[EXERCISE GOAL] In your copy, leave out the pictures; write out all the data exactly.

[COLLECTED DATA]
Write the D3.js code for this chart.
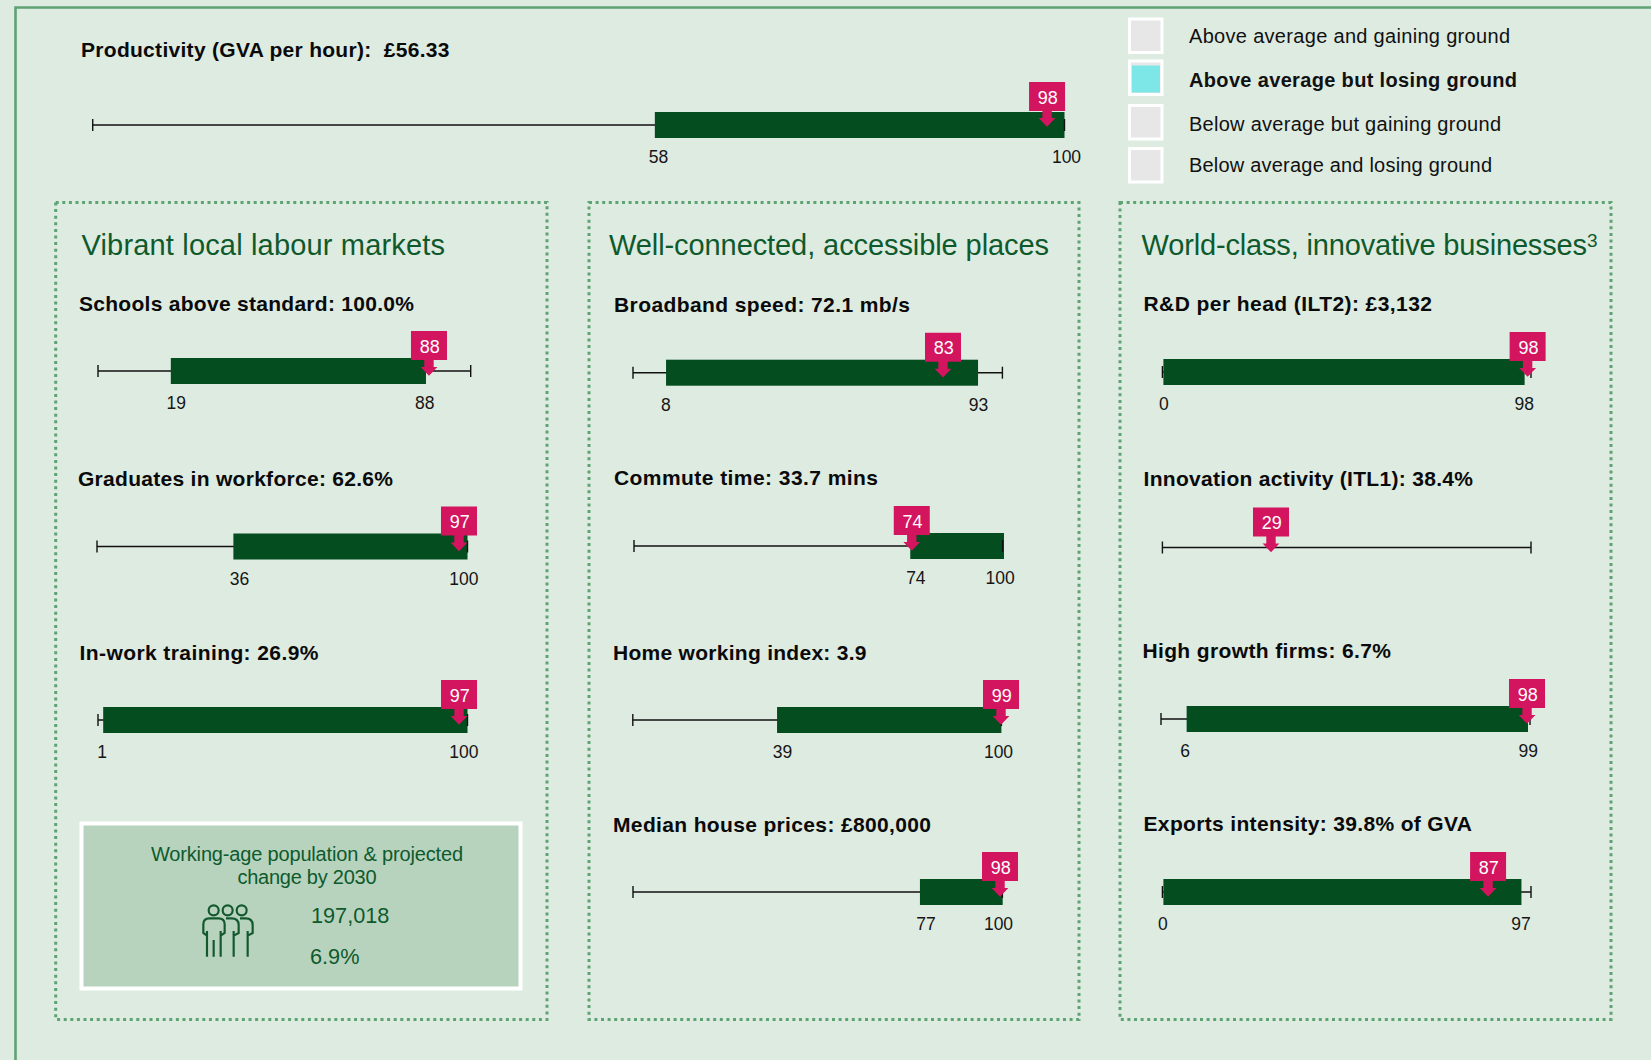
<!DOCTYPE html>
<html><head><meta charset="utf-8">
<script src="https://cdn.jsdelivr.net/npm/d3@7"></script>
<style>
html,body{margin:0;padding:0;background:#deebe1;overflow:hidden}
text{font-family:"Liberation Sans",Arial,sans-serif}
</style></head><body><svg id="c" width="1651" height="1060"></svg>
<script>
// ---- data ----
const metricTitles = ["Productivity (GVA per hour):  £56.33","Schools above standard: 100.0%","Graduates in workforce: 62.6%","In-work training: 26.9%","Broadband speed: 72.1 mb/s","Commute time: 33.7 mins","Home working index: 3.9","Median house prices: £800,000","R&D per head (ILT2): £3,132","Innovation activity (ITL1): 38.4%","High growth firms: 6.7%","Exports intensity: 39.8% of GVA"];
const lowValues  = [58,19,36,1,8,74,39,77,0,null,6,0];
const highValues = [100,88,100,100,93,100,100,100,98,null,99,97];
const rankValues = [98,88,97,97,83,74,99,98,98,29,98,87];
const panelTitles = ["Vibrant local labour markets","Well-connected, accessible places","World-class, innovative businesses"];
const legendLabels = ["Above average and gaining ground","Above average but losing ground","Below average but gaining ground","Below average and losing ground"];
const activeLegend = 1;
const populationTitle = ["Working-age population & projected","change by 2030"];
const populationValues = ["197,018","6.9%"];

// ---- layout (pixels) ----
const axisLeft  = [92.7,98,97,98,633,634,632.8,633,1162.4,1162.4,1161,1162.4];
const axisRight = [1064.5,470.7,467.5,467.5,1002.4,1002.6,1001.4,1002.4,1531,1531,1530,1531];
const axisY     = [125,371,546.5,720,372.7,546,720,892,372,547.5,719,892];
const titleX    = [81,79,78,79.5,614,614,613,613,1143.5,1143.5,1142.4,1143.5];
const titleY    = [57,311,486,660,312,485,660,832,311,486,658,831];
const titleW    = [368.5,335,315,239,296,264,253.5,318,288.5,329.5,248.6,328.5];
const lowDx     = [1.7,7,8.6,0,2.8,8.6,5.4,8,1,0,1.5,0];
const highDx    = [1.5,-1.7,-4.2,-4.2,1.5,-2.9,-3.4,-4.4,0,0,1.5,.5];
const barLowDx  = [-1.5,2,3,1.5,3.5,3.5,.5,2.5,1,0,3.5,1];
const barHighDx = [0,0,0,0,1.5,1.4,0,.3,1,0,1.7,1.5];
const markerDx  = [2,3,2.6,2.6,3.4,5,3.3,5,4,1.7,4.4,5];
const markerDy  = [-3,0,0,0,0,0,0,0,0,0,0,0];

const BG="#deebe1", GREEN="#034d1f", TEXTG="#0e5a2d", PINK="#d3145f", DOT="#5ea374";
const svg=d3.select("#c");
svg.append("rect").attr("width",1651).attr("height",1060).attr("fill",BG);
// outer frame
svg.append("path").attr("d","M15.5,1060V7.5H1651").attr("fill","none").attr("stroke",DOT).attr("stroke-width",2.6);

// panels
const panelX=[[55.7,547],[589,1079],[1120,1611]], panelTitleX=[81.5,609,1141.5], panelTitleW=[363.5,440,445.5];
panelX.forEach((p,i)=>{
  svg.append("rect").attr("x",p[0]).attr("y",202.5).attr("width",p[1]-p[0]).attr("height",817)
    .attr("fill","none").attr("stroke",DOT).attr("stroke-width",3).attr("stroke-dasharray","3 3.6");
  svg.append("text").attr("x",panelTitleX[i]).attr("y",254.8).attr("font-size",29).attr("fill",TEXTG)
    .attr("textLength",panelTitleW[i]).attr("lengthAdjust","spacing").text(panelTitles[i]);
});
svg.append("text").attr("x",1587).attr("y",247).attr("font-size",19).attr("fill",TEXTG).text("3");

// legend
const legendY=[19,61,105.5,148.5], legendTextY=[43,87,131,172], legendTextW=[321,328,312,303];
legendLabels.forEach((l,i)=>{
  svg.append("rect").attr("x",1129.5).attr("y",legendY[i]).attr("width",32.5).attr("height",33.5)
    .attr("fill","#e7e7e7").attr("stroke","#fff").attr("stroke-width",3);
  if(i===activeLegend) svg.append("rect").attr("x",1132).attr("y",legendY[i]+4.5).attr("width",28).attr("height",27).attr("fill","#7de6e6");
  svg.append("text").attr("x",1189).attr("y",legendTextY[i]).attr("font-size",20)
    .attr("font-weight",i===activeLegend?"bold":"normal").attr("fill","#111")
    .attr("textLength",legendTextW[i]).attr("lengthAdjust","spacing").text(l);
});

// metric charts
metricTitles.forEach((t,i)=>{
  const y=axisY[i];
  const g=svg.append("g");
  g.append("text").attr("x",titleX[i]).attr("y",titleY[i]).attr("font-size",21).attr("font-weight","bold").attr("fill","#0a0a0a")
    .attr("textLength",titleW[i]).attr("lengthAdjust","spacing").attr("xml:space","preserve").text(t);
  const x=d3.scaleLinear().domain([0,100]).range([axisLeft[i],axisRight[i]]);
  g.append("line").attr("x1",x(0)).attr("x2",x(100)).attr("y1",y).attr("y2",y).attr("stroke","#111").attr("stroke-width",1.5);
  if(lowValues[i]!==null){
    g.append("rect").attr("x",x(lowValues[i])+barLowDx[i]).attr("y",y-13).attr("height",26)
      .attr("width",x(highValues[i])+barHighDx[i]-x(lowValues[i])-barLowDx[i]).attr("fill",GREEN);
    const ax=d3.axisBottom(x).tickValues([lowValues[i],highValues[i]]).tickSize(0).tickPadding(0).tickFormat(d3.format("d"));
    const ag=g.append("g").attr("transform",`translate(0,${y+23})`).call(ax);
    ag.select(".domain").remove();
    ag.selectAll(".tick text").attr("font-family",'"Liberation Sans"').attr("font-size",17.5).attr("fill","#161616").attr("dy",0).attr("y",15.3)
      .attr("dx",(d,k)=>k===0?lowDx[i]:highDx[i]);
  }
  [0,100].forEach(v=>g.append("line").attr("x1",x(v)).attr("x2",x(v)).attr("y1",y-6).attr("y2",y+6).attr("stroke","#111").attr("stroke-width",1.4));
  // rank marker
  const mx=x(rankValues[i])+markerDx[i], my=y+markerDy[i];
  g.append("path").attr("fill",PINK)
    .attr("d",`M${mx-18},${my-40}h36v29h-13.3v7h3.7l-8.4,8.7l-8.4,-8.7h3.7v-7h-13.3z`);
  g.append("text").attr("x",mx+.8).attr("y",my-18.5).attr("text-anchor","middle").attr("font-size",18).attr("fill","#fff").text(rankValues[i]);
});

// population box
svg.append("rect").attr("x",81.5).attr("y",823.5).attr("width",439).attr("height",165).attr("fill","#b7d3bd").attr("stroke","#fff").attr("stroke-width",4);
const popTitleW=[312,139];
populationTitle.forEach((t,i)=>svg.append("text").attr("x",307).attr("y",[861,884][i]).attr("text-anchor","middle").attr("font-size",20).attr("fill",TEXTG)
  .attr("textLength",popTitleW[i]).attr("lengthAdjust","spacing").text(t));
populationValues.forEach((t,i)=>svg.append("text").attr("x",[311,310][i]).attr("y",[923,964][i]).attr("font-size",21.7).attr("fill",TEXTG).text(t));
const icon=svg.append("g").attr("transform","translate(190,895) scale(0.3333)").attr("fill","none").attr("stroke","#14582e").attr("stroke-width",6.5);
[71,113,155].forEach(cx=>icon.append("circle").attr("cx",cx).attr("cy",46).attr("r",15));
["M51 185V108M92 185V108M71 185V135M51 122L40 114V88Q40 70 58 70H85Q104 70 104 88V114L92 122",
 "M108 70H125Q146 70 146 90V114L131 122M131 185V108",
 "M150 70H167Q188 70 188 90V114L173 122M173 185V108"].forEach(d=>icon.append("path").attr("d",d));
</script></body></html>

[OUTPUT BELOW]
Write the D3.js code for this chart.
<!DOCTYPE html>
<html><head><meta charset="utf-8">
<script src="https://cdn.jsdelivr.net/npm/d3@7"></script>
<style>
html,body{margin:0;padding:0;background:#deebe1;overflow:hidden}
text{font-family:"Liberation Sans",Arial,sans-serif}
</style></head><body><svg id="c" width="1651" height="1060"></svg>
<script>
// ---- data ----
const metricTitles = ["Productivity (GVA per hour):  £56.33","Schools above standard: 100.0%","Graduates in workforce: 62.6%","In-work training: 26.9%","Broadband speed: 72.1 mb/s","Commute time: 33.7 mins","Home working index: 3.9","Median house prices: £800,000","R&D per head (ILT2): £3,132","Innovation activity (ITL1): 38.4%","High growth firms: 6.7%","Exports intensity: 39.8% of GVA"];
const lowValues  = [58,19,36,1,8,74,39,77,0,null,6,0];
const highValues = [100,88,100,100,93,100,100,100,98,null,99,97];
const rankValues = [98,88,97,97,83,74,99,98,98,29,98,87];
const panelTitles = ["Vibrant local labour markets","Well-connected, accessible places","World-class, innovative businesses"];
const legendLabels = ["Above average and gaining ground","Above average but losing ground","Below average but gaining ground","Below average and losing ground"];
const activeLegend = 1;
const populationTitle = ["Working-age population & projected","change by 2030"];
const populationValues = ["197,018","6.9%"];

// ---- layout (pixels) ----
const axisLeft  = [92.7,98,97,98,633,634,632.8,633,1162.4,1162.4,1161,1162.4];
const axisRight = [1064.5,470.7,467.5,467.5,1002.4,1002.6,1001.4,1002.4,1531,1531,1530,1531];
const axisY     = [125,371,546.5,720,372.7,546,720,892,372,547.5,719,892];
const titleX    = [81,79,78,79.5,614,614,613,613,1143.5,1143.5,1142.4,1143.5];
const titleY    = [57,311,486,660,312,485,660,832,311,486,658,831];
const titleW    = [368.5,335,315,239,296,264,253.5,318,288.5,329.5,248.6,328.5];
const lowDx     = [1.7,7,8.6,0,2.8,8.6,5.4,8,1,0,1.5,0];
const highDx    = [1.5,-1.7,-4.2,-4.2,1.5,-2.9,-3.4,-4.4,0,0,1.5,.5];
const barLowDx  = [-1.5,2,3,1.5,3.5,3.5,.5,2.5,1,0,3.5,1];
const barHighDx = [0,0,0,0,1.5,1.4,0,.3,1,0,1.7,1.5];
const markerDx  = [2,3,2.6,2.6,3.4,5,3.3,5,4,1.7,4.4,5];
const markerDy  = [-3,0,0,0,0,0,0,0,0,0,0,0];

const BG="#deebe1", GREEN="#034d1f", TEXTG="#0e5a2d", PINK="#d3145f", DOT="#5ea374";
const svg=d3.select("#c");
svg.append("rect").attr("width",1651).attr("height",1060).attr("fill",BG);
// outer frame
svg.append("path").attr("d","M15.5,1060V7.5H1651").attr("fill","none").attr("stroke",DOT).attr("stroke-width",2.6);

// panels
const panelX=[[55.7,547],[589,1079],[1120,1611]], panelTitleX=[81.5,609,1141.5], panelTitleW=[363.5,440,445.5];
panelX.forEach((p,i)=>{
  svg.append("rect").attr("x",p[0]).attr("y",202.5).attr("width",p[1]-p[0]).attr("height",817)
    .attr("fill","none").attr("stroke",DOT).attr("stroke-width",3).attr("stroke-dasharray","3 3.6");
  svg.append("text").attr("x",panelTitleX[i]).attr("y",254.8).attr("font-size",29).attr("fill",TEXTG)
    .attr("textLength",panelTitleW[i]).attr("lengthAdjust","spacing").text(panelTitles[i]);
});
svg.append("text").attr("x",1587).attr("y",247).attr("font-size",19).attr("fill",TEXTG).text("3");

// legend
const legendY=[19,61,105.5,148.5], legendTextY=[43,87,131,172], legendTextW=[321,328,312,303];
legendLabels.forEach((l,i)=>{
  svg.append("rect").attr("x",1129.5).attr("y",legendY[i]).attr("width",32.5).attr("height",33.5)
    .attr("fill","#e7e7e7").attr("stroke","#fff").attr("stroke-width",3);
  if(i===activeLegend) svg.append("rect").attr("x",1132).attr("y",legendY[i]+4.5).attr("width",28).attr("height",27).attr("fill","#7de6e6");
  svg.append("text").attr("x",1189).attr("y",legendTextY[i]).attr("font-size",20)
    .attr("font-weight",i===activeLegend?"bold":"normal").attr("fill","#111")
    .attr("textLength",legendTextW[i]).attr("lengthAdjust","spacing").text(l);
});

// metric charts
metricTitles.forEach((t,i)=>{
  const y=axisY[i];
  const g=svg.append("g");
  g.append("text").attr("x",titleX[i]).attr("y",titleY[i]).attr("font-size",21).attr("font-weight","bold").attr("fill","#0a0a0a")
    .attr("textLength",titleW[i]).attr("lengthAdjust","spacing").attr("xml:space","preserve").text(t);
  const x=d3.scaleLinear().domain([0,100]).range([axisLeft[i],axisRight[i]]);
  g.append("line").attr("x1",x(0)).attr("x2",x(100)).attr("y1",y).attr("y2",y).attr("stroke","#111").attr("stroke-width",1.5);
  if(lowValues[i]!==null){
    g.append("rect").attr("x",x(lowValues[i])+barLowDx[i]).attr("y",y-13).attr("height",26)
      .attr("width",x(highValues[i])+barHighDx[i]-x(lowValues[i])-barLowDx[i]).attr("fill",GREEN);
    const ax=d3.axisBottom(x).tickValues([lowValues[i],highValues[i]]).tickSize(0).tickPadding(0).tickFormat(d3.format("d"));
    const ag=g.append("g").attr("transform",`translate(0,${y+23})`).call(ax);
    ag.select(".domain").remove();
    ag.selectAll(".tick text").attr("font-family",'"Liberation Sans"').attr("font-size",17.5).attr("fill","#161616").attr("dy",0).attr("y",15.3)
      .attr("dx",(d,k)=>k===0?lowDx[i]:highDx[i]);
  }
  [0,100].forEach(v=>g.append("line").attr("x1",x(v)).attr("x2",x(v)).attr("y1",y-6).attr("y2",y+6).attr("stroke","#111").attr("stroke-width",1.4));
  // rank marker
  const mx=x(rankValues[i])+markerDx[i], my=y+markerDy[i];
  g.append("path").attr("fill",PINK)
    .attr("d",`M${mx-18},${my-40}h36v29h-13.3v7h3.7l-8.4,8.7l-8.4,-8.7h3.7v-7h-13.3z`);
  g.append("text").attr("x",mx+.8).attr("y",my-18.5).attr("text-anchor","middle").attr("font-size",18).attr("fill","#fff").text(rankValues[i]);
});

// population box
svg.append("rect").attr("x",81.5).attr("y",823.5).attr("width",439).attr("height",165).attr("fill","#b7d3bd").attr("stroke","#fff").attr("stroke-width",4);
const popTitleW=[312,139];
populationTitle.forEach((t,i)=>svg.append("text").attr("x",307).attr("y",[861,884][i]).attr("text-anchor","middle").attr("font-size",20).attr("fill",TEXTG)
  .attr("textLength",popTitleW[i]).attr("lengthAdjust","spacing").text(t));
populationValues.forEach((t,i)=>svg.append("text").attr("x",[311,310][i]).attr("y",[923,964][i]).attr("font-size",21.7).attr("fill",TEXTG).text(t));
const icon=svg.append("g").attr("transform","translate(190,895) scale(0.3333)").attr("fill","none").attr("stroke","#14582e").attr("stroke-width",6.5);
[71,113,155].forEach(cx=>icon.append("circle").attr("cx",cx).attr("cy",46).attr("r",15));
["M51 185V108M92 185V108M71 185V135M51 122L40 114V88Q40 70 58 70H85Q104 70 104 88V114L92 122",
 "M108 70H125Q146 70 146 90V114L131 122M131 185V108",
 "M150 70H167Q188 70 188 90V114L173 122M173 185V108"].forEach(d=>icon.append("path").attr("d",d));
</script></body></html>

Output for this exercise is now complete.